Mind & Entanglement

What the mind chooses to entangle with reveals what it is looking for. You become what you consistently attend to. Attention is how the world enters us. We fill every available moment with sound, motion, and other people’s lives because silence forces the one encounter we keep postponing. The encounter with ourselves. This domain is interested in what the mind does with what it cannot resolve.

Curiosity is one of the purest expressions of attention. We pay attention to what we are curious about and what we are curious about speaks volumes about the functioning of our mind. This is a room to examine what it means to follow a question without knowing where it leads. It is an intellectual disposition that treats not knowing as an invitation rather than a deficiency.

There is a particular kind of recognition that happens when you meet your reflection in another person. A person who is not a copy but your flip side, who is the same frequency in a different form. When you meet them, you see yourself from an angle that was never available to you alone. That is a conjunction. Connection is everywhere but resonance is rare. 

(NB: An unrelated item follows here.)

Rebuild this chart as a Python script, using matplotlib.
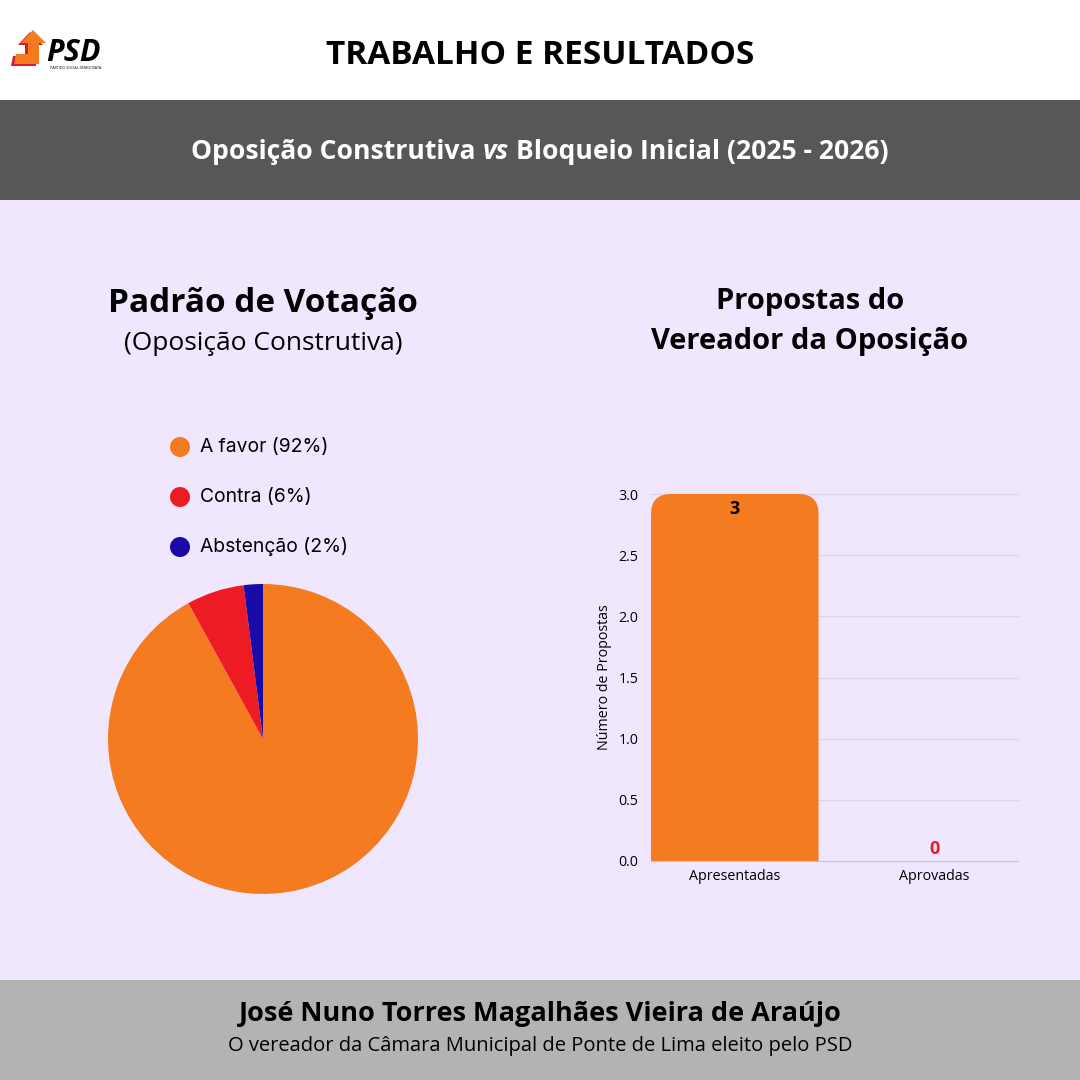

Many psychological traditions describe the mind not as a unified voice but as a negotiation between competing forces. Freud’s structural model names what most of us sense but rarely examine directly. This domain is an inquiry into defence mechanisms, the ego’s unconscious strategies for managing anxiety. Repression, projection, sublimation, each a way of covering something the mind cannot yet bear to see directly.

The mind becomes cathected to objects, and when the object is lost, the energy does not automatically withdraw. That withdrawal is what mourning actually is. When that investment cannot be withdrawn, the mind remains entangled. Repetition compulsion is one way that unresolved entanglement returns, recruiting new people and new situations to replay an old conflict, driven by an unconscious hope that this time the outcome will be different. The mind ruminates, preventing the solution from arriving by staying in a loop. 

A mind can exist in a loop of curiosity. We live a thousand lives within one lifetime and there are countless versions of us that all live inside our mind. There’s a five-year-old curious child with endless questions sharing her point of view with the fifteen-year-old version who is furious at injustice, pulling at the threads of a world that punishes people for speaking up. There’s a twenty-two-year-old version who is asking the stars what any of it means. Then there is a thirty-year-old who still cannot stop asking, and has stopped pretending that she should stop.

Here, the questions are different. Who decides when you think you are deciding? Which inner voices are actually arguing? What occupies the mind long after it has ceased to serve it? Why do some people become lifelong companions while others remain passing encounters? And what pattern beneath a particular person, belief or failure quietly keeps recreating the same unresolved conflict?

Citations: Freud, S. Beyond the Pleasure Principle (1920), Standard Edition Vol. 18. The Ego and the Id (1923), Standard Edition Vol. 19. Anna Freud, The Ego and the Mechanisms of Defence (1936). John Bowlby, Attachment and Loss, Vol. 1: Attachment, Basic Books, 1969.